*Materials provided*
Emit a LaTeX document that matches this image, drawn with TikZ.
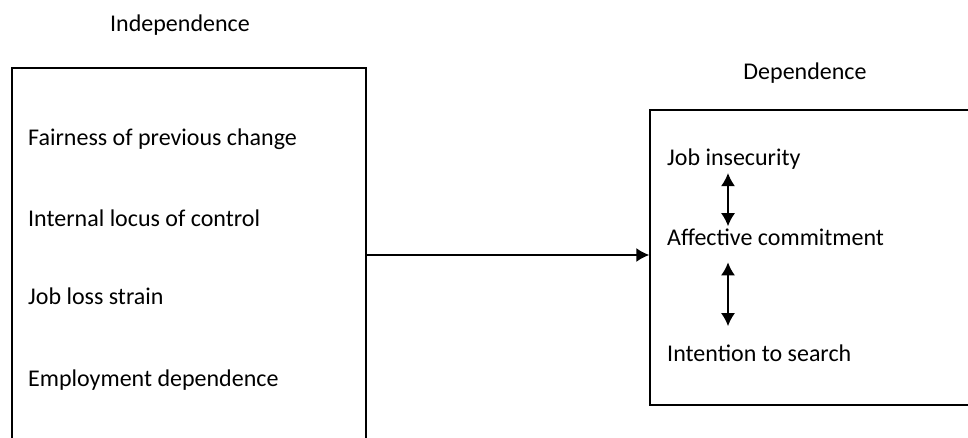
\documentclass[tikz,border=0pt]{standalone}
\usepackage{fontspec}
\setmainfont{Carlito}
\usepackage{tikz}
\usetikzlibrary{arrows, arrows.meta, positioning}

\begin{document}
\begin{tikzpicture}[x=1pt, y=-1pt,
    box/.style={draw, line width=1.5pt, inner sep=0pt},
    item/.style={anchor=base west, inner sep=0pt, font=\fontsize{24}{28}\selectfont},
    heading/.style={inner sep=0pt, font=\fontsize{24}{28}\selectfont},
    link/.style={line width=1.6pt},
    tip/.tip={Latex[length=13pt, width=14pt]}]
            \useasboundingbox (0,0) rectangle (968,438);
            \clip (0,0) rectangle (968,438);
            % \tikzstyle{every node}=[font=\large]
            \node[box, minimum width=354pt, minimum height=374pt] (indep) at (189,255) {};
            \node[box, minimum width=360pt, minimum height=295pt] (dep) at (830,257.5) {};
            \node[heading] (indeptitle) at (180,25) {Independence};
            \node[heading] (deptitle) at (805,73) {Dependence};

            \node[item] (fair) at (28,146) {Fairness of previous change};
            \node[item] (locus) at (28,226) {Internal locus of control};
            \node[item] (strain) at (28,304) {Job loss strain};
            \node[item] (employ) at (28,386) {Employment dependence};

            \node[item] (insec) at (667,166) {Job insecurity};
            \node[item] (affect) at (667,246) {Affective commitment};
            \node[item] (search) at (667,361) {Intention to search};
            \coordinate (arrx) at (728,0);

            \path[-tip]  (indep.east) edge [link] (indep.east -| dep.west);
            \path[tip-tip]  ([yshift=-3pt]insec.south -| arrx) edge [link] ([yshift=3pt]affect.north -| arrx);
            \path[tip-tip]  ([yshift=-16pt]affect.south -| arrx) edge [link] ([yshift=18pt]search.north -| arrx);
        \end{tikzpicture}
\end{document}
==
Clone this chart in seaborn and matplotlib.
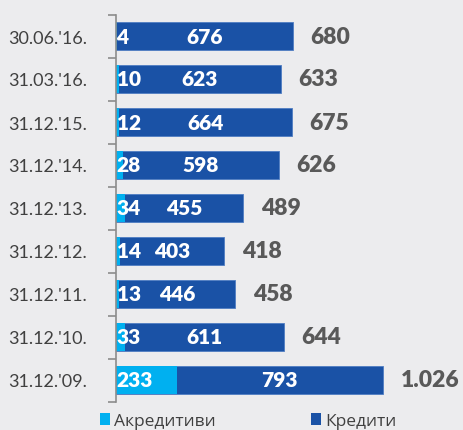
* * *
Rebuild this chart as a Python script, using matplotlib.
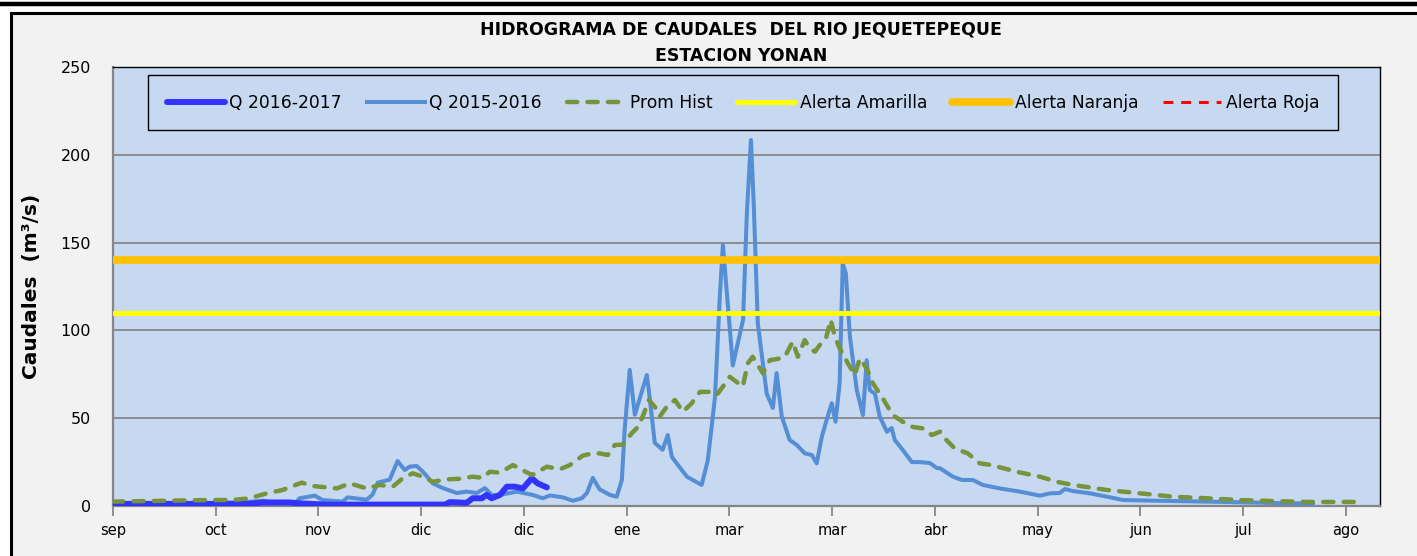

*Short problem*
Copy, from the material, each line that holds the string "this".

*Exercise answer*
Emit a LaTeX document that matches this image, drawn with TikZ.
Clone this chart in seaborn and matplotlib.
Rebuild this chart as a Python script, using matplotlib.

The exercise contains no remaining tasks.